The Cup Series driver and two-time NASCAR Xfinity Series champion is a talented and well-respected dirt driver and a consistent entrant in the Chili Bowl. Stenhouse will drive for JTG Daugherty Racing in its flagship No. 47 Chevrolet this year.
• Ryan Newman won his E-Feature race, where he started the day, to advance to the D-Feature. He finished seventh and did not advance any further. Still, it’s considered an impressive showing for the Cup Series veteran. He hadn’t raced a dirt Midget car since 2000 prior to a tune-up race at Gateway earlier in the month. Prior to Saturday, the 42-year-old was in the A-Feature of his Wednesday qualifying race before being involved in a five-car incident just five laps in, forcing him to attempt and drive his way into the main event on Saturday.
• Chase Briscoe fell short of the championship A-Feature in agonizing fashion. The full-time Stewart-Haas Racing driver figures to be in the championship picture of the NASCAR Xfinity Series this year, and throughout the week he looked like he’d be a factor in the main event. He nearly was. A third-place finish in one of the C-Feature races advanced Briscoe to the B-Features, but his eighth-place finish — after starting 17th — was one spot short of a transfer.

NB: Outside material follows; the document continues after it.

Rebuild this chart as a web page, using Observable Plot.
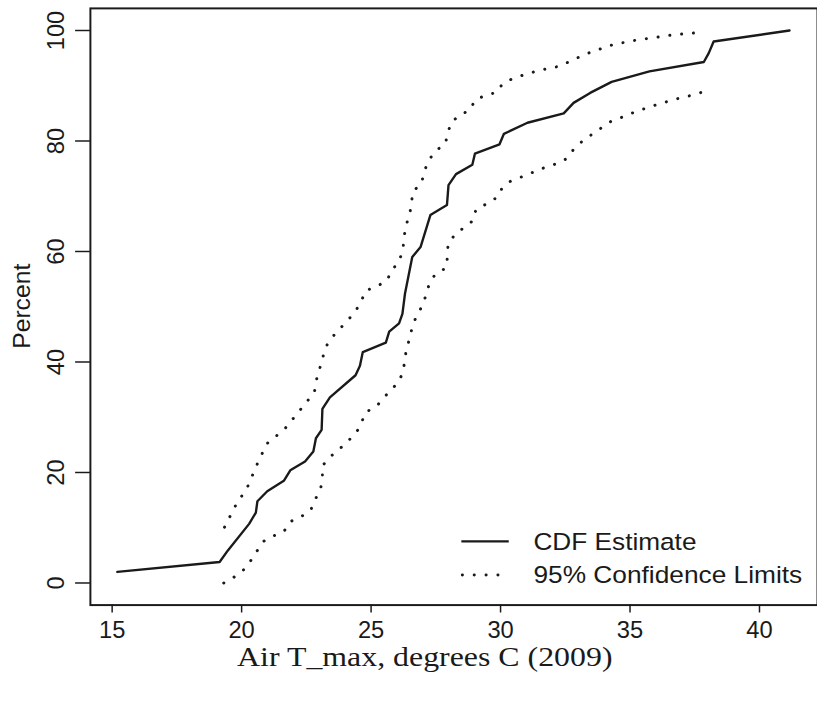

• Dillon Welch, a NASCAR reporter and lifetime racer who excels every time he gets in the seat, also fell a heartbreaking one spot shy of advancing to the A-Feature. Starting fourth in the second B-Feature, a pair of late cautions bunched up the field, leaving Welch one spot outside the transfer line. A ridiculous last lap with a near-successful slide job wasn’t quite enough.
• Alex Bowman started Saturday in one of the two C-Feature races and finished second to cleanly advance. He couldn’t duplicate the feat, finishing 12th in the following B-Feature. Bowman, who drives the No. 88 Chevrolet for Hendrick Motorsports in the Cup Series, earned his first career win at NASCAR’s top level in 2019. He’s an avid Midget racer who often tweets his progress on building the latest cars. Driver C.J. Leary gave Bowman a rooting interest in the A-Feature, as he drives Bowman’s equipment.

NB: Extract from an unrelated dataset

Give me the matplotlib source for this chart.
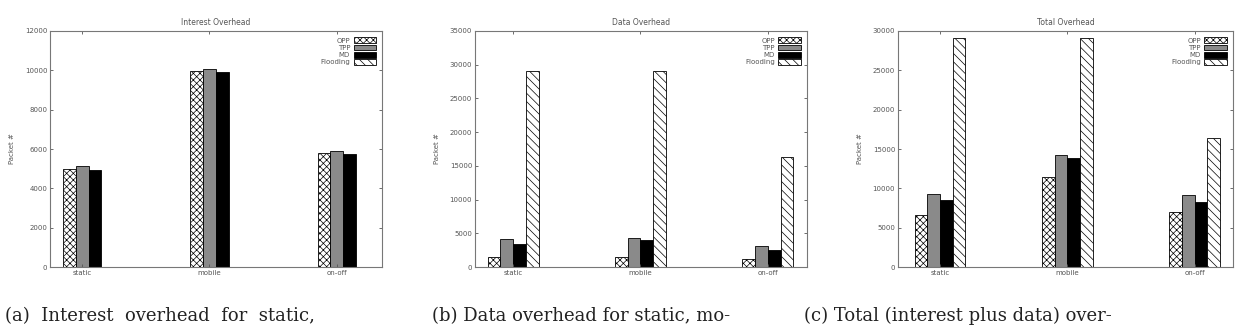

• Longtime veteran racer J.J. Yeley, who has had a number of memorable Chili Bowl moments over the years, couldn’t quite pull off another one. Yeley finished fifth a C-Feature race, where he began Saturday, to advance upward with the final transfer position. A 10th-place finish in the ensuing race was impressive considering his 20th-place start — last in the field — but three spots short of making the A-Feature.
• Karsyn Elledge finished 17th in the E-Feature, bettering her run from last year by two full races.